* [What to produce]:
Under this line sits a listing. Repeat exactly and only its lines from the one holding "Output the web" through the one holding "const yTicks = [0, -2, -4, -6, -8, -10, -12, -14];"; skip pictures.

* [Items]:

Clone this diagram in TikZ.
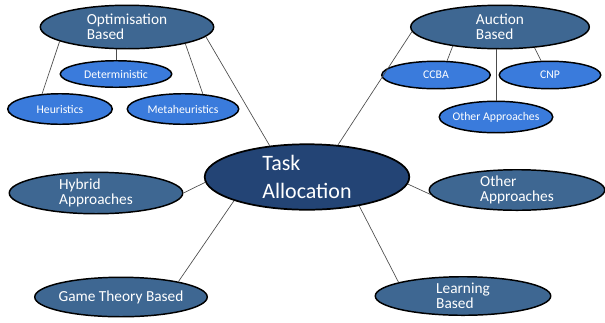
\documentclass[tikz,border=0pt]{standalone}
\usepackage{fontspec}
\setmainfont{Carlito}
\usetikzlibrary{shapes.geometric}
\definecolor{taskblue}{HTML}{234475}
\definecolor{mainblue}{HTML}{3E6792}
\definecolor{subblue}{HTML}{3A7BDC}
\begin{document}
\begin{tikzpicture}[x=0.75pt,y=-0.75pt,
  topic/.style={ellipse,draw=black,line width=1.1pt,fill=mainblue,text=white,
    align=left,inner xsep=-14pt,inner ysep=-6pt,font=\fontsize{11.5}{11}\selectfont},
  subtopic/.style={ellipse,draw=black,line width=1.1pt,fill=subblue,text=white,
    inner xsep=-14pt,inner ysep=-4pt,font=\fontsize{8.8}{10}\selectfont},
  link/.style={draw=black!70,line width=0.5pt}]
  \useasboundingbox (0,0) rectangle (605,322);
  % centre
  \node[ellipse,draw=black,line width=1.3pt,fill=taskblue,text=white,align=left,
    inner xsep=-20pt,inner ysep=-10pt,minimum width=153.4pt,minimum height=49.1pt,
    font=\fontsize{16.5}{21}\selectfont] (task) at (307,177) {Task\\Allocation};
  % main branches
  \node[topic,minimum width=130pt,minimum height=32.6pt] (opt) at (127,27) {Optimisation\\Based};
  \node[topic,minimum width=133.9pt,minimum height=32.6pt] (auct) at (500,27) {Auction\\Based};
  \node[topic,minimum width=130.1pt,minimum height=31.1pt] (hyb) at (96,193) {Hybrid\\Approaches};
  \node[topic,minimum width=129.4pt,minimum height=29.6pt] (game) at (121,297) {Game Theory Based};
  \node[topic,minimum width=131.6pt,minimum height=30.4pt] (oth) at (517,190) {Other\\Approaches};
  \node[topic,minimum width=131.6pt,minimum height=28.9pt] (learn) at (463,296) {Learning\\Based};
  % sub branches
  \node[subtopic,minimum width=83.6pt,minimum height=19.9pt] (det) at (116,74) {Deterministic};
  \node[subtopic,minimum width=78.4pt,minimum height=22.9pt] (heur) at (60,109) {Heuristics};
  \node[subtopic,minimum width=83.6pt,minimum height=22.9pt] (meta) at (183,109) {Metaheuristics};
  \node[subtopic,minimum width=81.4pt,minimum height=20.6pt] (ccba) at (436,75) {CCBA};
  \node[subtopic,minimum width=76.1pt,minimum height=20.6pt] (cnp) at (550,75) {CNP};
  \node[subtopic,minimum width=85.1pt,minimum height=23.6pt] (othauct) at (496,117) {Other Approaches};
  % links
  \draw[link] (opt.-7) -- (task.140);
  \draw[link] (auct.183) -- (task.46);
  \draw[link] (hyb.0) -- (task.183);
  \draw[link] (game.15) -- (task.198);
  \draw[link] (oth.183) -- (task.-4);
  \draw[link] (learn.168) -- (task.-29);
  \draw[link] (det.north) -- (det |- opt.south);
  \draw[link] (opt.192) -- (heur.140);
  \draw[link] (opt.-16) -- (meta.37);
  \draw[link] (auct.202) -- (ccba.52);
  \draw[link] (auct.-31) -- (cnp.122);
  \draw[link] (othauct.north) -- (othauct |- auct.south);
\end{tikzpicture}
\end{document}
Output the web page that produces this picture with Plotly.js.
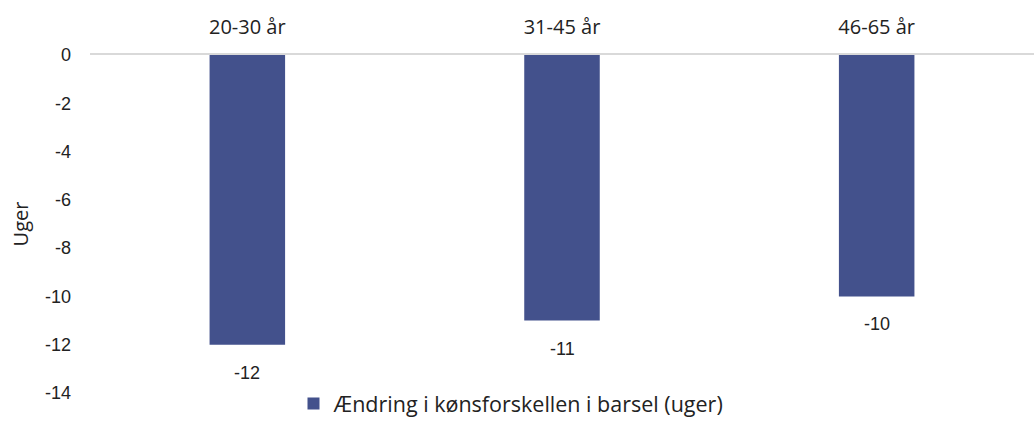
<!DOCTYPE html>
<html><head><meta charset="utf-8">
<script src="https://cdn.plot.ly/plotly-3.0.1.min.js"></script>
<style>html,body{margin:0;padding:0;background:#fff;overflow:hidden}</style>
</head><body><div id="chart" style="width:1034px;height:424px"></div>
<script>
const categories = ['20-30 år', '31-45 år', '46-65 år'];
const values = [-12, -11, -10];
const seriesName = 'Ændring i kønsforskellen i barsel (uger)';
const yTicks = [0, -2, -4, -6, -8, -10, -12, -14];

const mainFont = '"Open Sans", Lato, sans-serif';
const numFont = '"Liberation Sans", Arial, sans-serif';
Plotly.newPlot('chart', [{
  type: 'bar', x: categories, y: values, name: seriesName,
  marker: {color: '#43518C'}, hoverinfo: 'none'
}], {
  width: 1034, height: 424,
  margin: {l: 90, r: 0, t: 55, b: 0},
  paper_bgcolor: '#fff', plot_bgcolor: '#fff',
  bargap: 0.76,
  font: {family: mainFont, size: 20, color: '#222'},
  xaxis: {side: 'top', showline: true, linecolor: '#d9d9d9', linewidth: 2, ticks: '',
          showgrid: false, tickfont: {family: mainFont, size: 20}, ticklabelstandoff: 11},
  yaxis: {range: [-14, 0], domain: [0.084, 1], tickvals: yTicks, ticktext: yTicks.map(String), showgrid: false,
          zeroline: false, ticks: '', ticklabelstandoff: 18,
          tickfont: {family: numFont, size: 18, color: '#222'},
          title: {text: 'Uger', font: {family: mainFont, size: 20}, standoff: 10}},
  annotations: categories.map((c, i) => ({
    x: c, y: values[i], xref: 'x', yref: 'y', text: String(values[i]),
    showarrow: false, yshift: -28, font: {family: numFont, size: 18, color: '#222'}
  })),
  showlegend: true,
  legend: {orientation: 'h', x: 0.4465, xanchor: 'center', y: 0, yanchor: 'bottom',
           font: {family: mainFont, size: 21.5}}
}, {displayModeBar: false});
</script></body></html>
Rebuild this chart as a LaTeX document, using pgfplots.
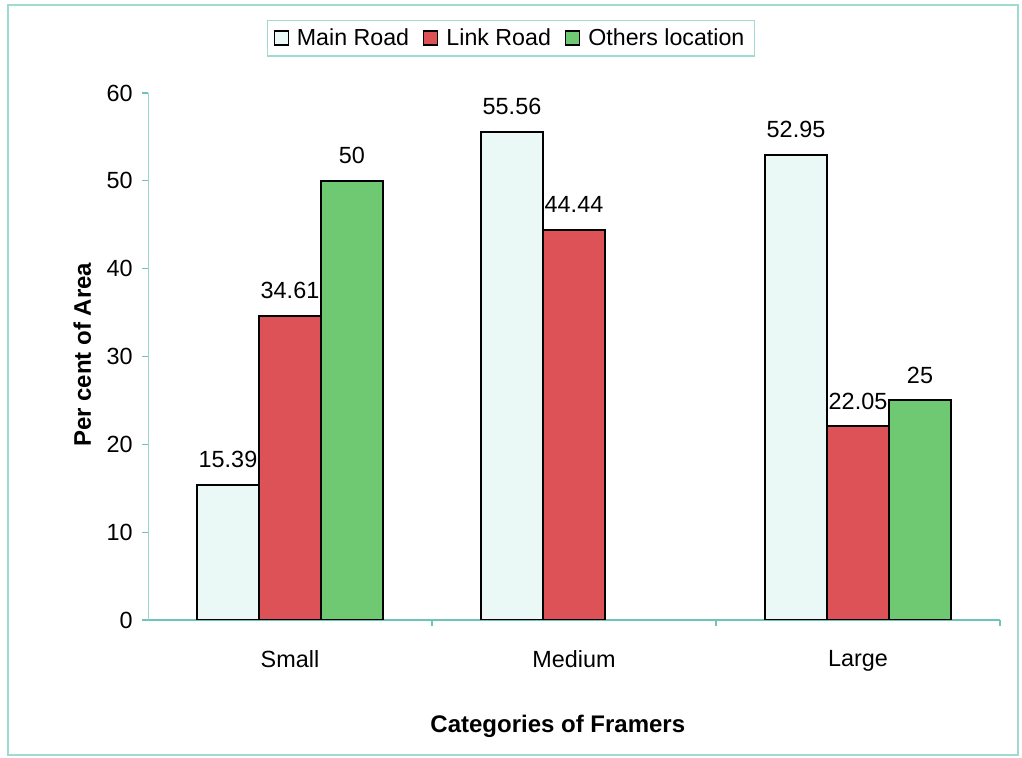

* [Solution for this problem]:
Output the web page that produces this picture with Plotly.js.
<!DOCTYPE html>
<html><head><meta charset="utf-8">
<script src="https://cdn.plot.ly/plotly-3.0.1.min.js"></script>
<style>html,body{margin:0;padding:0;background:#fff;overflow:hidden}</style>
</head><body><div id="chart" style="width:1034px;height:424px"></div>
<script>
const categories = ['20-30 år', '31-45 år', '46-65 år'];
const values = [-12, -11, -10];
const seriesName = 'Ændring i kønsforskellen i barsel (uger)';
const yTicks = [0, -2, -4, -6, -8, -10, -12, -14];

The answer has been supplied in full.